Well, isn't this how it happens after all? Your music is good; people cover it. We all knew the Beatles were immortal once their tunes made Musak. Waits maybe isn't as accessible as the Beatles or as the old standards, but take note, just last week at a conference I witnessed over a hundred bankers rush to the dance floor and perform their tight little '80s twists to AD/DC's "You Shook Me All night Long". This was well before any of them could have consumed enough liquor between then and the last conference session to be even a bit tipsy. So in the age when Angus Young's righteous riffs are getting banker ladies all excited, Waits' stuff doesn't seem that far out to be brought into the mainstream by a talented singer.

Allow me to beat this dead horse: What would have happened if Hoagy Carmichael purists had poo-poo'd Ray Charles' rendition of "Georgia"? Would it be that state's song right now? Patsy Cline made "Crazy" famous when the song's writer, Willie Nelson, didn't have the rep or voice to do so. Now the song is both of theirs. And then there's "Stardust", another Carmichael standard, that was violated by the likes of Louis Armstrong, Artie Shaw, Frank Sinatra, Billie Holiday, Dizzy Gillespie, Nat King Cole, Mel Tormé, Connie Francis, Harry Connick Jr, Ella Fitzgerald, Django Reinhardt, John Coltrane, and other talentless hacks (all sarcasm intended).
This project probably seems weird to many because this sort of thing isn't done any more these days and certainly not by top celebrities.
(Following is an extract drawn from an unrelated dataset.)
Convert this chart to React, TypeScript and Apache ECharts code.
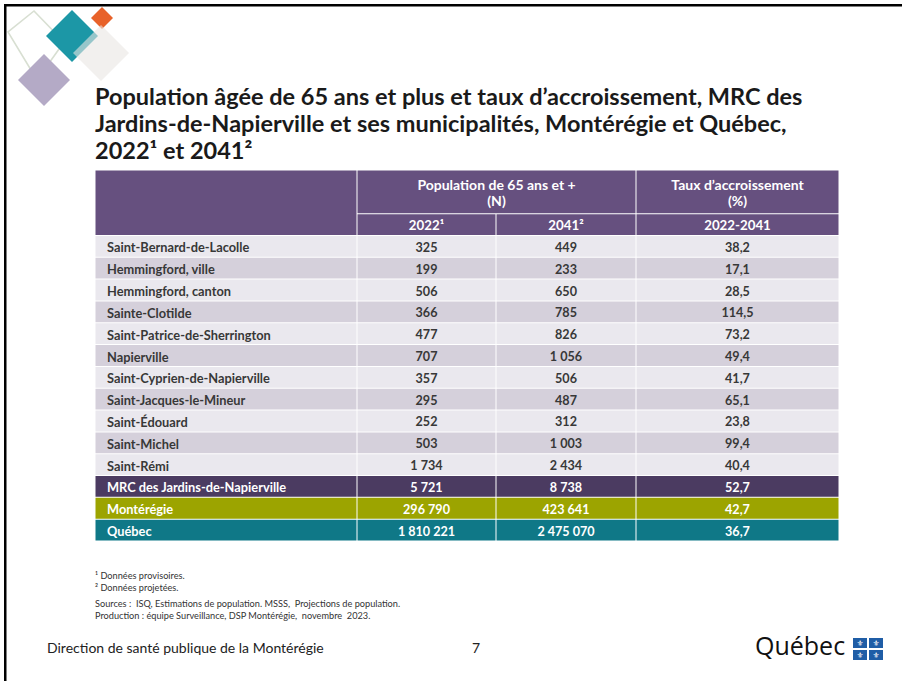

Maybe by hanging out with Bob Redford and Woody Allen, Johansson has been injected with a little nostalgia - pardon the disgusting innuendo, although I could have mentioned something about creative juices, too. With these iconoclastic influences mentoring her, Johansson could do well by passing on, instead of the usual dreck spewed by our pop idols, some good taste and some class to the rest of us, especially to those of us who are still clinging to "alternative" music like the name still means something.

Granted, this album could go either way - train wreck or Emmy nominee. But for the sake of illustrating the potential this project has, just let me remind you of a little-known single back in the mid-nineties that revealed Kurt Cobain's talent for lyric-writing. Tori Amos covered Nirvana's "Smells Like Teen Spirit" as a ballad. She exposed, beautifully, some remarkable lyrics that had been undecipherable by most listeners. So, again, vision is the key with Johansson's project.

I know I'm eagerly awaiting this October, 2007 release. It'll be on my iPod before you can say, "Christmas Card from a Hooker in Minneapolis".